Records provided:

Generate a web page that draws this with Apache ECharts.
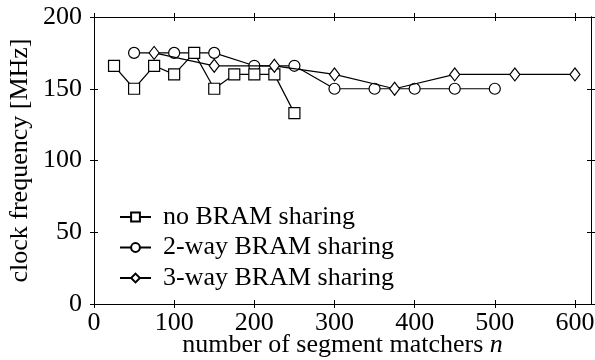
<!DOCTYPE html>
<html>
<head>
<meta charset="utf-8">
<script src="https://cdn.jsdelivr.net/npm/echarts@6/dist/echarts.min.js"></script>
<style>html,body{margin:0;padding:0;background:#fff}#c{width:595px;height:360px}</style>
</head>
<body>
<div id="c"></div>
<script>
// Data
const seriesNames = ['no BRAM sharing', '2-way BRAM sharing', '3-way BRAM sharing'];
const nNoShare = [25, 50, 75, 100, 125, 150, 175, 200, 225, 250];
const fNoShare = [166, 150, 166, 160, 175, 150, 160, 160, 160, 133];
const nTwoWay = [50, 100, 150, 200, 250, 300, 350, 400, 450, 500];
const fTwoWay = [175, 175, 175, 166, 166, 150, 150, 150, 150, 150];
const nThreeWay = [75, 150, 225, 300, 375, 450, 525, 600];
const fThreeWay = [175, 166, 166, 160, 150, 160, 160, 160];
const xTicks = [0, 100, 200, 300, 400, 500, 600];
const yTicks = [0, 50, 100, 150, 200];

const FONT = 'Liberation Serif';
const FS = 26;
const pair = (xs, ys) => xs.map((x, i) => [x, ys[i]]);

function xAx(grid, pos, inside, labels, extra) {
  return Object.assign({
    gridIndex: grid, type: 'value', position: pos, min: 0, max: 620, interval: 100,
    axisLine: { show: true, onZero: false, lineStyle: { color: '#000', width: 1 } },
    axisTick: { show: true, inside: inside, length: 4, customValues: xTicks, lineStyle: { color: '#000', width: 1 } },
    axisLabel: labels ? { show: true, customValues: xTicks, fontFamily: FONT, fontSize: FS, color: '#000', margin: 6 } : { show: false },
    splitLine: { show: false }
  }, extra || {});
}
function yAx(grid, pos, inside, labels, extra) {
  return Object.assign({
    gridIndex: grid, type: 'value', position: pos, min: 0, max: 200, interval: 50,
    axisLine: { show: true, onZero: false, lineStyle: { color: '#000', width: 1 } },
    axisTick: { show: true, inside: inside, length: 4, customValues: yTicks, lineStyle: { color: '#000', width: 1 } },
    axisLabel: labels ? { show: true, customValues: yTicks, fontFamily: FONT, fontSize: FS, color: '#000', margin: 12 } : { show: false },
    splitLine: { show: false }
  }, extra || {});
}

const lineStyle = { color: '#000', width: 1.2 };
const itemStyle = { color: '#fff', borderColor: '#000', borderWidth: 1.2 };
const gridBox = { left: 94, right: 4, top: 17, bottom: 56, outerBoundsMode: 'none', containLabel: false };

const chart = echarts.init(document.getElementById('c'), null, { renderer: 'canvas' });
chart.setOption({
  animation: false,
  backgroundColor: '#fff',
  grid: [Object.assign({}, gridBox), Object.assign({}, gridBox)],
  xAxis: [
    xAx(0, 'bottom', false, true, {
      name: 'number of segment matchers {i|n}', nameLocation: 'middle', nameGap: 28, nameMoveOverlap: false,
      nameTextStyle: { fontFamily: FONT, fontSize: FS, color: '#000', verticalAlign: 'top', rich: { i: { fontFamily: FONT, fontSize: FS, fontStyle: 'italic', color: '#000' } } }
    }),
    xAx(0, 'top', false, false),
    xAx(1, 'bottom', true, false),
    xAx(1, 'top', true, false)
  ],
  yAxis: [
    yAx(0, 'left', false, true, {
      name: 'clock frequency [MHz]', nameLocation: 'middle', nameGap: 61, nameMoveOverlap: false,
      nameTextStyle: { fontFamily: FONT, fontSize: FS, color: '#000' }
    }),
    yAx(0, 'right', false, false),
    yAx(1, 'left', true, false),
    yAx(1, 'right', true, false)
  ],
  legend: {
    orient: 'vertical', left: 119, top: 204, padding: 0, itemWidth: 31, itemHeight: 11, itemGap: 4.5,
    data: seriesNames,
    textStyle: { fontFamily: FONT, fontSize: FS, color: '#000', lineHeight: 25, padding: [0, 0, 0, 7] }
  },
  series: [
    { name: seriesNames[0], type: 'line', xAxisIndex: 0, yAxisIndex: 0, data: pair(nNoShare, fNoShare), symbol: 'rect', symbolSize: 11, lineStyle, itemStyle, z: 3 },
    { name: seriesNames[1], type: 'line', xAxisIndex: 0, yAxisIndex: 0, data: pair(nTwoWay, fTwoWay), symbol: 'circle', symbolSize: 11, lineStyle, itemStyle, z: 2 },
    { name: seriesNames[2], type: 'line', xAxisIndex: 0, yAxisIndex: 0, data: pair(nThreeWay, fThreeWay), symbol: 'diamond', symbolSize: [10, 13], lineStyle, itemStyle, z: 4 }
  ]
});
</script>
</body>
</html>
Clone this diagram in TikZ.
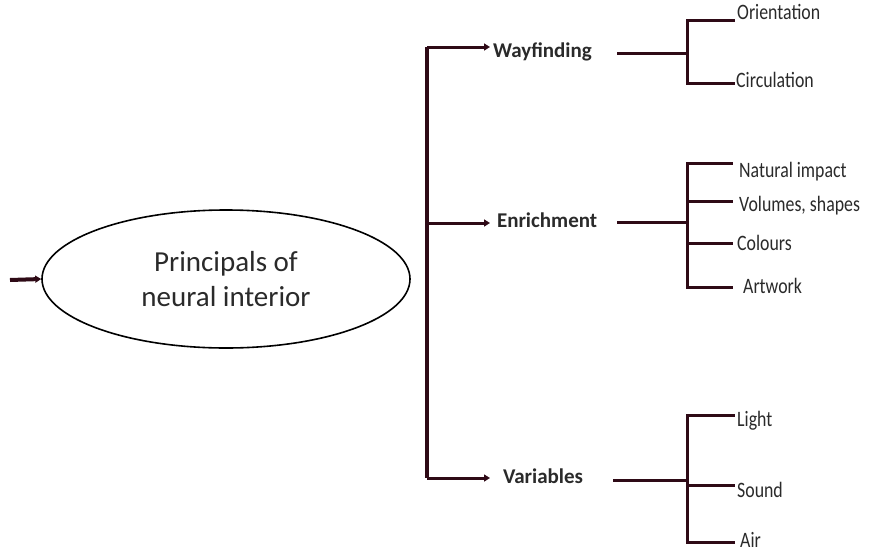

Written request:
Check each line of the data above for the string "this", then report how many lines have it, with no other words.

Written answer:
2